# To do
Restate each line of the listing exactly, without carrying over any pictures.

# Data segment
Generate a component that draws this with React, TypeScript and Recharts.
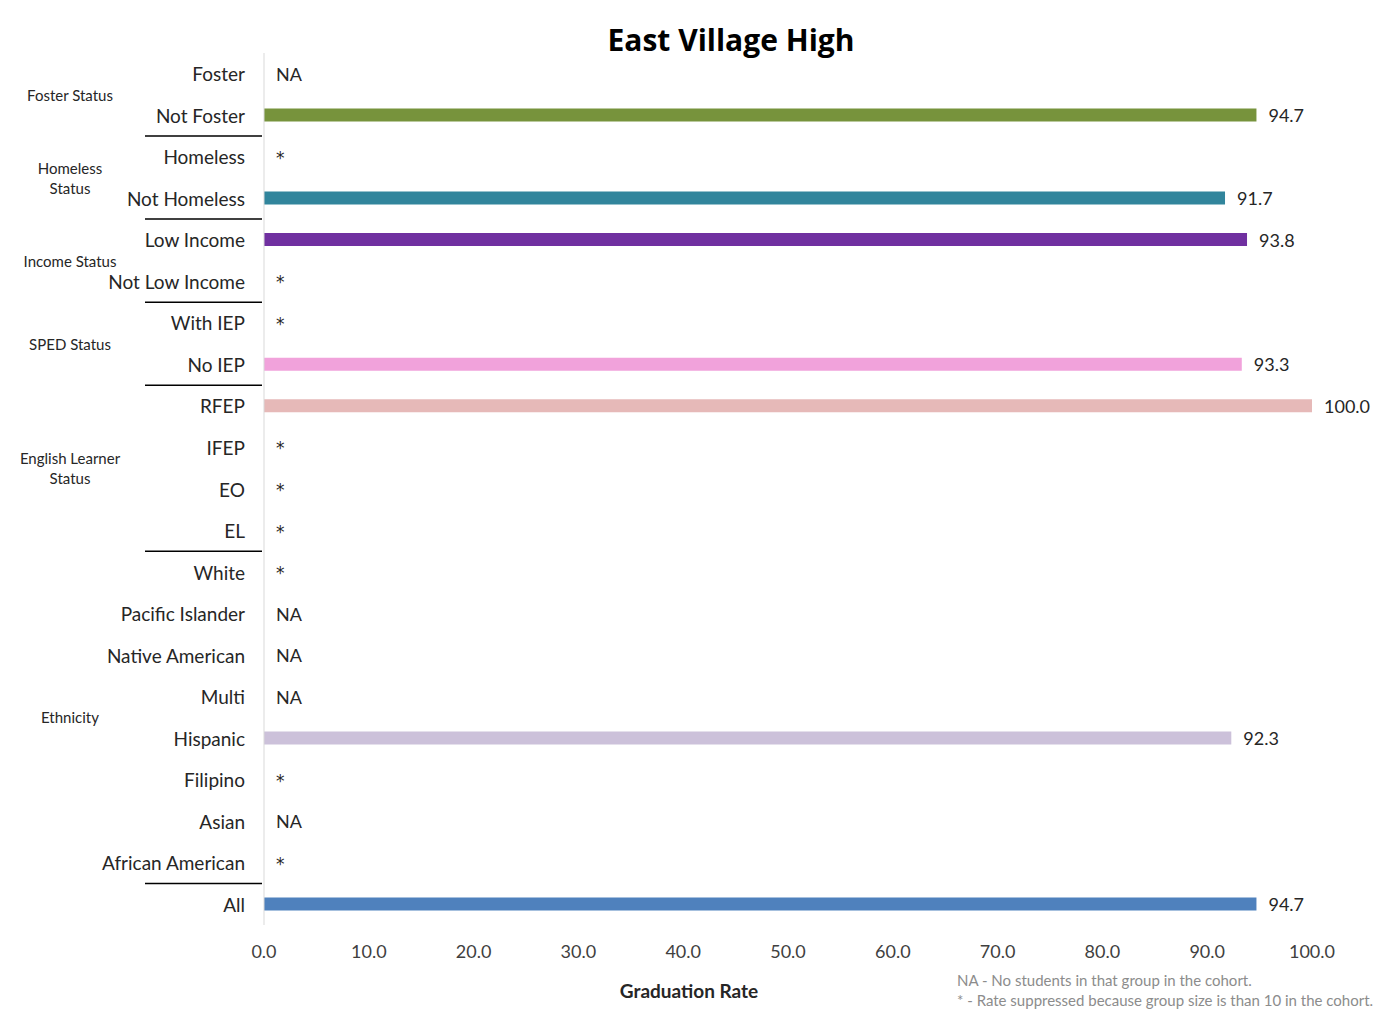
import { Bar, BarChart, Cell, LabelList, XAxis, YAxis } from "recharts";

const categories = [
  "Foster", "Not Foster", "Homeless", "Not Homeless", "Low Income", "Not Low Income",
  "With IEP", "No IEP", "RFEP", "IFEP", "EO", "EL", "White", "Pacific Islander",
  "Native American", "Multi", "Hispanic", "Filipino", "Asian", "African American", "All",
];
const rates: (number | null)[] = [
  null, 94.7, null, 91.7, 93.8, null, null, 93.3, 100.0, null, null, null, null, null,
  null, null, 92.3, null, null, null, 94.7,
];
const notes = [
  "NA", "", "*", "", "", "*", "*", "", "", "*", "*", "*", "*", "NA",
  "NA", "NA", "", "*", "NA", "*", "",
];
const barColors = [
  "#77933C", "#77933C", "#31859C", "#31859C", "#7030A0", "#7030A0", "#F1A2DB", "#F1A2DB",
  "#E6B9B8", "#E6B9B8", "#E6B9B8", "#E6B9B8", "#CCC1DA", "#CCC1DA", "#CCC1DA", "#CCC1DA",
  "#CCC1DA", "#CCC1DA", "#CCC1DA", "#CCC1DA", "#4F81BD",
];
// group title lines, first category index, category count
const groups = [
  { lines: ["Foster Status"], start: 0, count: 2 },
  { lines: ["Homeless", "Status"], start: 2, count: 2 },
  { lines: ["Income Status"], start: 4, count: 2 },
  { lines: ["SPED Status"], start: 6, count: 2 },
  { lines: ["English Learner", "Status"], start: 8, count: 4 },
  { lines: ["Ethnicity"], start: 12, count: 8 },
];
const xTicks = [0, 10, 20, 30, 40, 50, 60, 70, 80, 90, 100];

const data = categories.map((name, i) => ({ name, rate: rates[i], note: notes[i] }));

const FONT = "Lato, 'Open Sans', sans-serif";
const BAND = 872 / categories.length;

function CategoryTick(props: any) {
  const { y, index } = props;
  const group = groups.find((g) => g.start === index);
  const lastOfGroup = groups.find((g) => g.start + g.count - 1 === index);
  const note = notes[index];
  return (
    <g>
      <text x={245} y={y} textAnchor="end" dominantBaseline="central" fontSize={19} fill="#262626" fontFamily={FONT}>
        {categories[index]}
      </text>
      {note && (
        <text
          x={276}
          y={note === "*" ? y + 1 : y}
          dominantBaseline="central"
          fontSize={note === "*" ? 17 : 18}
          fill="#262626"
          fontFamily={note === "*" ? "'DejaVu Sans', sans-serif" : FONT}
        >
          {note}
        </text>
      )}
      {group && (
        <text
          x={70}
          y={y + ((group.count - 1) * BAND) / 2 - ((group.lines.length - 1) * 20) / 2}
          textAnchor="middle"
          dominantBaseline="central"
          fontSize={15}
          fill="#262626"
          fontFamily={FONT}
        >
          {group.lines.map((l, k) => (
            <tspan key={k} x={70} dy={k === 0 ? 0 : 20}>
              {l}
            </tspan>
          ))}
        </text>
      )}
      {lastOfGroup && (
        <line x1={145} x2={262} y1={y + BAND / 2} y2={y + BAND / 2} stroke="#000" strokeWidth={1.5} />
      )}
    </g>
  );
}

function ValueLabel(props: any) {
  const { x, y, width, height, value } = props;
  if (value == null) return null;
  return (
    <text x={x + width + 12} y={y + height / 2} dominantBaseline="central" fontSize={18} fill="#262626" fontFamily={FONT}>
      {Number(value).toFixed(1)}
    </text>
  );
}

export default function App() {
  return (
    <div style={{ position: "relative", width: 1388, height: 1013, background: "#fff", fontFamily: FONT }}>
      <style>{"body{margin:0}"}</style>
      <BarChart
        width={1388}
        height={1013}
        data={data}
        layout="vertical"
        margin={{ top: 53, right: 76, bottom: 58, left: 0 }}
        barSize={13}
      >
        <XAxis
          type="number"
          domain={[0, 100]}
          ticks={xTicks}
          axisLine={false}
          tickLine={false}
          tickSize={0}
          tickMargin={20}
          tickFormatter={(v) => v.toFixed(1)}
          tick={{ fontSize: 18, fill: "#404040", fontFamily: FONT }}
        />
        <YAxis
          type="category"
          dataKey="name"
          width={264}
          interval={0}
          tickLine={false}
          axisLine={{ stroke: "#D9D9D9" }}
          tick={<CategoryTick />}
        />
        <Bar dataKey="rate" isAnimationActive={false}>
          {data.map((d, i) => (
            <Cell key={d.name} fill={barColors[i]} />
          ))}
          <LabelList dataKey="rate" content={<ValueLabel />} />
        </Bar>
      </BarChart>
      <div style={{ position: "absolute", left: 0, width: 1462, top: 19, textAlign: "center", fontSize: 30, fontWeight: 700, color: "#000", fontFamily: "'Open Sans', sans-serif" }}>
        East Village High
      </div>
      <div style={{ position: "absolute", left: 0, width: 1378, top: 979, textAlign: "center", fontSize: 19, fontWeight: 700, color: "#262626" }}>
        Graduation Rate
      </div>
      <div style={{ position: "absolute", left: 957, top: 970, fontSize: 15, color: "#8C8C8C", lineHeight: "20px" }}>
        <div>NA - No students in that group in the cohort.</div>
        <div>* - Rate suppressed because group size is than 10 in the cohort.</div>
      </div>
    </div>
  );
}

# Task solution
Generate a component that draws this with React, TypeScript and Recharts.
import { Bar, BarChart, Cell, LabelList, XAxis, YAxis } from "recharts";

const categories = [
  "Foster", "Not Foster", "Homeless", "Not Homeless", "Low Income", "Not Low Income",
  "With IEP", "No IEP", "RFEP", "IFEP", "EO", "EL", "White", "Pacific Islander",
  "Native American", "Multi", "Hispanic", "Filipino", "Asian", "African American", "All",
];
const rates: (number | null)[] = [
  null, 94.7, null, 91.7, 93.8, null, null, 93.3, 100.0, null, null, null, null, null,
  null, null, 92.3, null, null, null, 94.7,
];
const notes = [
  "NA", "", "*", "", "", "*", "*", "", "", "*", "*", "*", "*", "NA",
  "NA", "NA", "", "*", "NA", "*", "",
];
const barColors = [
  "#77933C", "#77933C", "#31859C", "#31859C", "#7030A0", "#7030A0", "#F1A2DB", "#F1A2DB",
  "#E6B9B8", "#E6B9B8", "#E6B9B8", "#E6B9B8", "#CCC1DA", "#CCC1DA", "#CCC1DA", "#CCC1DA",
  "#CCC1DA", "#CCC1DA", "#CCC1DA", "#CCC1DA", "#4F81BD",
];
// group title lines, first category index, category count
const groups = [
  { lines: ["Foster Status"], start: 0, count: 2 },
  { lines: ["Homeless", "Status"], start: 2, count: 2 },
  { lines: ["Income Status"], start: 4, count: 2 },
  { lines: ["SPED Status"], start: 6, count: 2 },
  { lines: ["English Learner", "Status"], start: 8, count: 4 },
  { lines: ["Ethnicity"], start: 12, count: 8 },
];
const xTicks = [0, 10, 20, 30, 40, 50, 60, 70, 80, 90, 100];

const data = categories.map((name, i) => ({ name, rate: rates[i], note: notes[i] }));

const FONT = "Lato, 'Open Sans', sans-serif";
const BAND = 872 / categories.length;

function CategoryTick(props: any) {
  const { y, index } = props;
  const group = groups.find((g) => g.start === index);
  const lastOfGroup = groups.find((g) => g.start + g.count - 1 === index);
  const note = notes[index];
  return (
    <g>
      <text x={245} y={y} textAnchor="end" dominantBaseline="central" fontSize={19} fill="#262626" fontFamily={FONT}>
        {categories[index]}
      </text>
      {note && (
        <text
          x={276}
          y={note === "*" ? y + 1 : y}
          dominantBaseline="central"
          fontSize={note === "*" ? 17 : 18}
          fill="#262626"
          fontFamily={note === "*" ? "'DejaVu Sans', sans-serif" : FONT}
        >
          {note}
        </text>
      )}
      {group && (
        <text
          x={70}
          y={y + ((group.count - 1) * BAND) / 2 - ((group.lines.length - 1) * 20) / 2}
          textAnchor="middle"
          dominantBaseline="central"
          fontSize={15}
          fill="#262626"
          fontFamily={FONT}
        >
          {group.lines.map((l, k) => (
            <tspan key={k} x={70} dy={k === 0 ? 0 : 20}>
              {l}
            </tspan>
          ))}
        </text>
      )}
      {lastOfGroup && (
        <line x1={145} x2={262} y1={y + BAND / 2} y2={y + BAND / 2} stroke="#000" strokeWidth={1.5} />
      )}
    </g>
  );
}

function ValueLabel(props: any) {
  const { x, y, width, height, value } = props;
  if (value == null) return null;
  return (
    <text x={x + width + 12} y={y + height / 2} dominantBaseline="central" fontSize={18} fill="#262626" fontFamily={FONT}>
      {Number(value).toFixed(1)}
    </text>
  );
}

export default function App() {
  return (
    <div style={{ position: "relative", width: 1388, height: 1013, background: "#fff", fontFamily: FONT }}>
      <style>{"body{margin:0}"}</style>
      <BarChart
        width={1388}
        height={1013}
        data={data}
        layout="vertical"
        margin={{ top: 53, right: 76, bottom: 58, left: 0 }}
        barSize={13}
      >
        <XAxis
          type="number"
          domain={[0, 100]}
          ticks={xTicks}
          axisLine={false}
          tickLine={false}
          tickSize={0}
          tickMargin={20}
          tickFormatter={(v) => v.toFixed(1)}
          tick={{ fontSize: 18, fill: "#404040", fontFamily: FONT }}
        />
        <YAxis
          type="category"
          dataKey="name"
          width={264}
          interval={0}
          tickLine={false}
          axisLine={{ stroke: "#D9D9D9" }}
          tick={<CategoryTick />}
        />
        <Bar dataKey="rate" isAnimationActive={false}>
          {data.map((d, i) => (
            <Cell key={d.name} fill={barColors[i]} />
          ))}
          <LabelList dataKey="rate" content={<ValueLabel />} />
        </Bar>
      </BarChart>
      <div style={{ position: "absolute", left: 0, width: 1462, top: 19, textAlign: "center", fontSize: 30, fontWeight: 700, color: "#000", fontFamily: "'Open Sans', sans-serif" }}>
        East Village High
      </div>
      <div style={{ position: "absolute", left: 0, width: 1378, top: 979, textAlign: "center", fontSize: 19, fontWeight: 700, color: "#262626" }}>
        Graduation Rate
      </div>
      <div style={{ position: "absolute", left: 957, top: 970, fontSize: 15, color: "#8C8C8C", lineHeight: "20px" }}>
        <div>NA - No students in that group in the cohort.</div>
        <div>* - Rate suppressed because group size is than 10 in the cohort.</div>
      </div>
    </div>
  );
}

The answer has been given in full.